Now, years ago, during my heavy drinking and darting days, Tweedle-Dee and Tweedle-Dum (don't remember their nicknames, just their darting nicknames) who worked at Nokia at the time, were working on a replacement/different path. A scripted type language that would generate C++ widget code. They were doing this because Designer had huge bugs. It would regularly corrupt XML (ui) files to the point it could no longer open them. You had to open them with a real editor and fix the raw XML so Designer could use it again. There were other bugs (one of which I see has returned) where UI files that made use of many layouts with spacers would fail to delete objects. They would just be placed in a hidden layout and randomly at run-time they would re-appear.

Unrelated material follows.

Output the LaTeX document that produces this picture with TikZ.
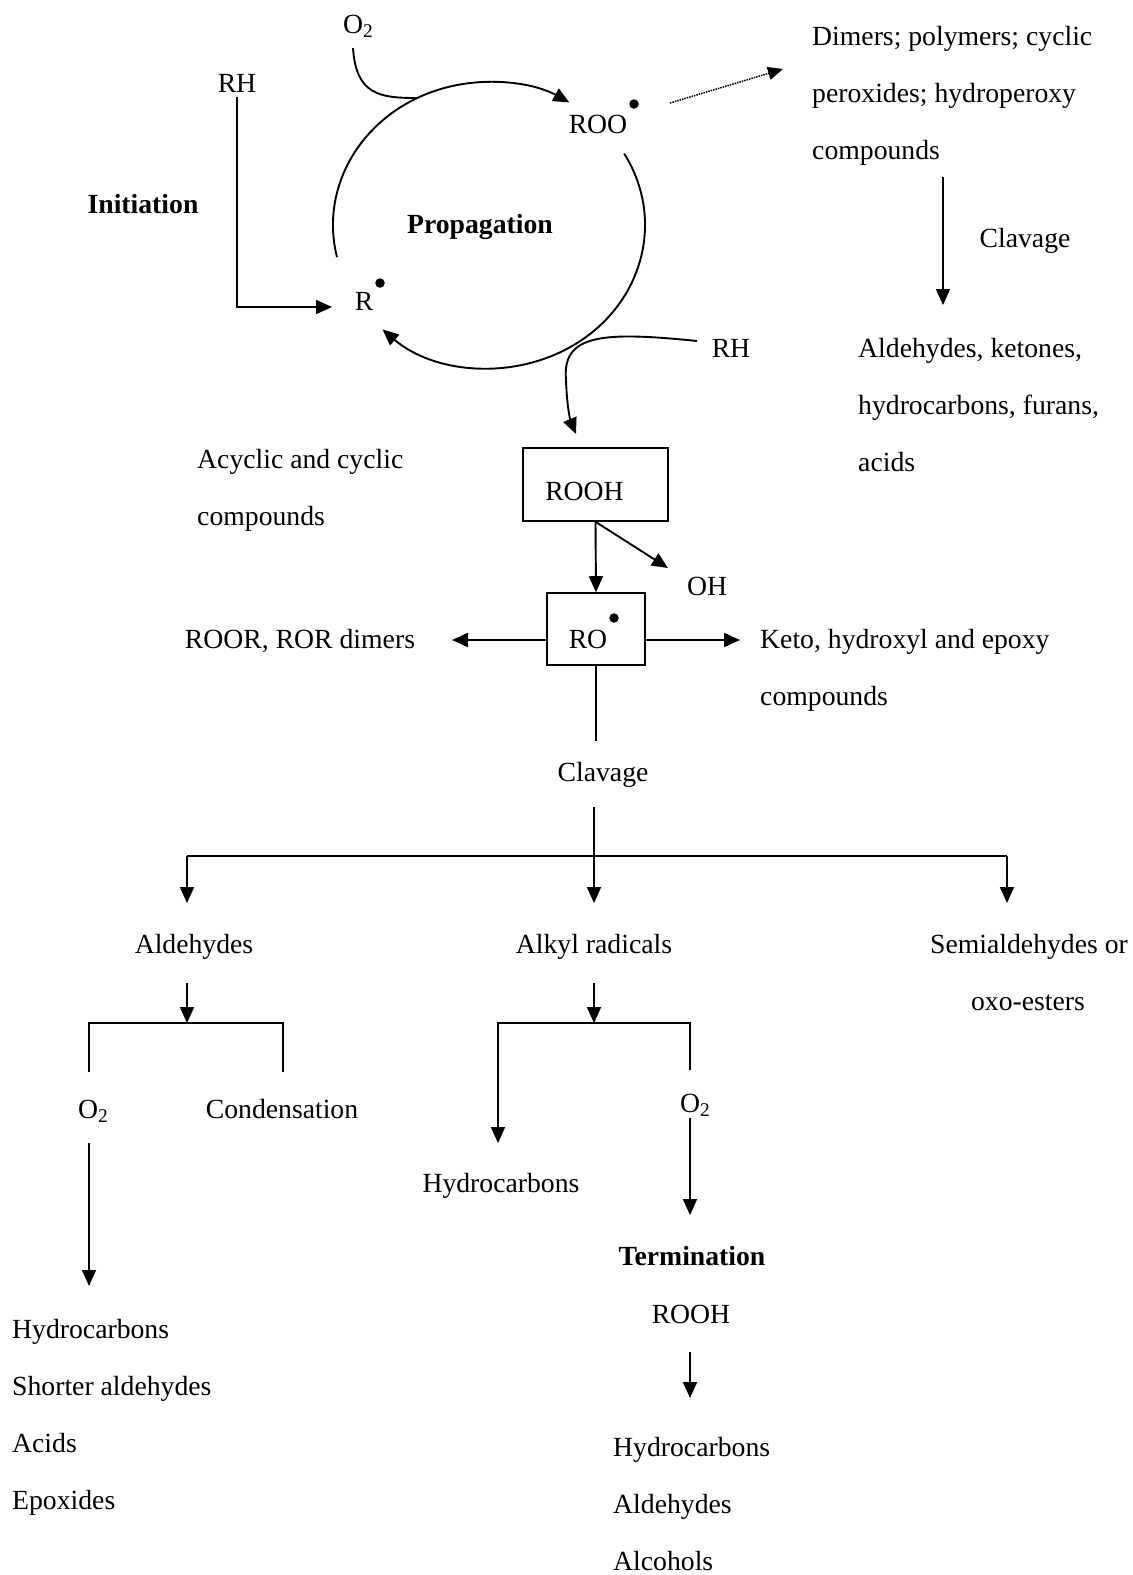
\documentclass[tikz,border=0pt]{standalone}
\usepackage{fontspec}
\setmainfont{Liberation Serif}
\usetikzlibrary{arrows.meta,calc}
\newcommand{\fsz}{\fontsize{27.7}{33}\selectfont}
\begin{document}
\begin{tikzpicture}[x=1pt,y=-1pt,
  lbl/.style={inner sep=0pt,font=\fsz},
  bl/.style={inner sep=0pt,font=\fsz\bfseries},
  box/.style={draw,line width=1.6pt,inner sep=0pt,font=\fsz,text depth=0pt},
  ln/.style={line width=1.9pt},
  arr/.style={ln,-{Triangle[length=16pt,width=14pt]}},
  dotarr/.style={line width=1.5pt,densely dotted,-{Triangle[length=15pt,width=13pt]}},
  rdot/.style={fill,circle,inner sep=0pt,minimum size=9.5pt}]
\useasboundingbox (0,0) rectangle (1133,1575);

% ---- propagation cycle
\coordinate (cc) at (489,225);
\coordinate (a1s) at ($(cc)+(193:156pt and 143pt)$);
\coordinate (a2s) at ($(cc)+(30:156pt and 143pt)$);
\draw[arr] (a1s) arc[start angle=193,end angle=59,x radius=156pt,y radius=143pt];
\draw[arr] (a2s) arc[start angle=30,end angle=-133,x radius=156pt,y radius=143pt];

\node[lbl,anchor=base west] (o2a) at (343,33) {O\textsubscript{2}};
\coordinate (o2s) at (353,48);
\coordinate (o2e) at (417,98);
\draw[ln] (o2s) .. controls (356,95) and (380,98) .. (o2e);

\node[lbl,anchor=base] (rh1) at (237,92) {RH};
\node[lbl,anchor=base] (R) at (364,310) {R};
\node[rdot] (Rd) at (380,283) {};
\coordinate (rin) at (332,307);
\draw[arr] ([yshift=-5pt]rh1.south) |- (rin);

\node[lbl,anchor=base] (ROO) at (598,133) {ROO};
\node[rdot] (ROOd) at (634,104) {};
\coordinate (dts) at (670,103);
\coordinate (dte) at (783,69);
\draw[dotarr] (dts) -- (dte);

\node[bl,anchor=base] (init) at (143,213) {Initiation};
\node[bl,anchor=base] (prop) at (480,233) {Propagation};

% ---- top right
\node[lbl,anchor=base west] (dm1) at (812,45) {Dimers; polymers; cyclic};
\node[lbl,anchor=base west] (dm2) at (812,102) {peroxides; hydroperoxy};
\node[lbl,anchor=base west] (dm3) at (812,159) {compounds};
\coordinate (c1s) at (943,177);
\coordinate (c1e) at (943,305);
\draw[arr] (c1s) -- (c1e);
\node[lbl,anchor=base] (clv1) at (1025,247) {Clavage};
\node[lbl,anchor=base west] (ak1) at (858,357) {Aldehydes, ketones,};
\node[lbl,anchor=base west] (ak2) at (858,414) {hydrocarbons, furans,};
\node[lbl,anchor=base west] (ak3) at (858,471) {acids};

% ---- RH right into ROOH
\node[lbl,anchor=base] (rh2) at (731,357) {RH};
\coordinate (rh2s) at (697,341);
\coordinate (rhm) at (566,380);
\node[box,minimum width=145pt,minimum height=73pt,text height=31pt] (rooh) at (595.5,484.5) {ROOH\hspace{22pt}\null};
\coordinate (rhe) at (576,434);
\draw[arr] (rh2s) .. controls (600,331) and (562,335) .. (rhm) .. controls (567,410) and (571,422) .. (rhe);

\node[lbl,anchor=base west] (acy1) at (197,468) {Acyclic and cyclic};
\node[lbl,anchor=base west] (acy2) at (197,525) {compounds};

% ---- RO box
\node[box,minimum width=98pt,minimum height=72pt,text height=38pt] (ro) at (596,629) {RO\hspace{16pt}\null};
\node[rdot] (rod) at (614,618) {};
\draw[arr] (rooh.south) -- (ro.north);
\coordinate (ohtip) at (668,568);
\draw[arr] (rooh.south) -- (ohtip);
\node[lbl,anchor=base] (oh) at (707,595) {OH};

\coordinate (lt) at (452,640);
\coordinate (rt) at (740,640);
\draw[arr] ([yshift=-11pt]ro.west) -- (lt);
\draw[arr] ([yshift=-11pt]ro.east) -- (rt);
\node[lbl,anchor=base] (roor) at (300,648) {ROOR, ROR dimers};
\node[lbl,anchor=base west] (keto1) at (760,648) {Keto, hydroxyl and epoxy};
\node[lbl,anchor=base west] (keto2) at (760,705) {compounds};

\coordinate (rob) at (596,741);
\draw[ln] (ro.south) -- (rob);
\node[lbl,anchor=base] (clv2) at (603,781) {Clavage};

% ---- three-way split
\coordinate (cvs) at (594,807);
\coordinate (hl) at (187,856);
\coordinate (hr) at (1007,856);
\coordinate (t1) at (187,903);
\coordinate (t2) at (594,903);
\coordinate (t3) at (1007,903);
\draw[arr] (cvs) -- (t2);
\draw[ln] (hl) -- (hr);
\draw[arr] (hl) -- (t1);
\draw[arr] (hr) -- (t3);

\node[lbl,anchor=base] (ald) at (194,953) {Aldehydes};
\node[lbl,anchor=base] (alk) at (594,953) {Alkyl radicals};
\node[lbl,anchor=base] (semi1) at (1029,953) {Semialdehydes or};
\node[lbl,anchor=base] (semi2) at (1028,1010) {oxo-esters};

% ---- aldehydes branch
\coordinate (a1a) at (187,983);
\coordinate (a1b) at (187,1023);
\draw[arr] (a1a) -- (a1b);
\coordinate (b1a) at (89,1072);
\coordinate (b1b) at (283,1072);
\draw[ln] (b1a) -- ++(0,-49) -| (b1b);
\node[lbl,anchor=base west] (o2b) at (78,1118) {O\textsubscript{2}};
\node[lbl,anchor=base] (cond) at (282,1118) {Condensation};
\coordinate (o2bs) at (89,1143);
\coordinate (o2be) at (89,1286);
\draw[arr] (o2bs) -- (o2be);
\node[lbl,anchor=base west] (l1) at (12,1338) {Hydrocarbons};
\node[lbl,anchor=base west] (l2) at (12,1395) {Shorter aldehydes};
\node[lbl,anchor=base west] (l3) at (12,1452) {Acids};
\node[lbl,anchor=base west] (l4) at (12,1509) {Epoxides};

% ---- alkyl radicals branch
\coordinate (a2a) at (594,983);
\coordinate (a2b) at (594,1023);
\draw[arr] (a2a) -- (a2b);
\coordinate (b2r) at (690,1070);
\coordinate (b2l) at (498,1143);
\draw[arr] (b2r) -- ++(0,-47) -| (b2l);
\node[lbl,anchor=base west] (o2c) at (680,1112) {O\textsubscript{2}};
\coordinate (o2cs) at (690,1118);
\coordinate (o2ce) at (690,1215);
\draw[arr] (o2cs) -- (o2ce);
\node[lbl,anchor=base] (hc) at (501,1192) {Hydrocarbons};
\node[bl,anchor=base] (term) at (692,1265) {Termination};
\node[lbl,anchor=base] (rooh2) at (691,1323) {ROOH};
\coordinate (r2s) at (690,1352);
\coordinate (r2e) at (690,1398);
\draw[arr] (r2s) -- (r2e);
\node[lbl,anchor=base west] (m1) at (613,1456) {Hydrocarbons};
\node[lbl,anchor=base west] (m2) at (613,1513) {Aldehydes};
\node[lbl,anchor=base west] (m3) at (613,1570) {Alcohols};
\end{tikzpicture}
\end{document}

All of this was due to the fact XML was not the tool for the job. It was shiny and new. People wanted to play with the XML classes that were new, but XML was not the tool for the job when it came to UI.

I haven't been playing close attention due to life, but according to comments I've seen on the mailing list, despite running me down, Qt 6 is now trying to do something kinda like what Tweedle-Dee and Tweedle-Dum were doing. I haven't read the doc. I don' see myself or my clients moving to Qt6. Either CopperSpice will come into its own or Rust will be where everybody goes. Possibly both. Given the new licensing, Qt be dead it be dead it be dead dead dead. No serious company is going to pay royalties, especially not the lifetime-support-in-a-manner-they-would-like-to-become-accustommed-to income stream Qt wants.

QML was and always is a bad idea.

Something transpilered, like GNU COBOL transpiles into C, is well and good; especially if it always kills off the output of the transpiler so there never is any dead files laying around. One of the valid concerns with MOC is that it left stuff lying around. I've been on projects where people got burned by that.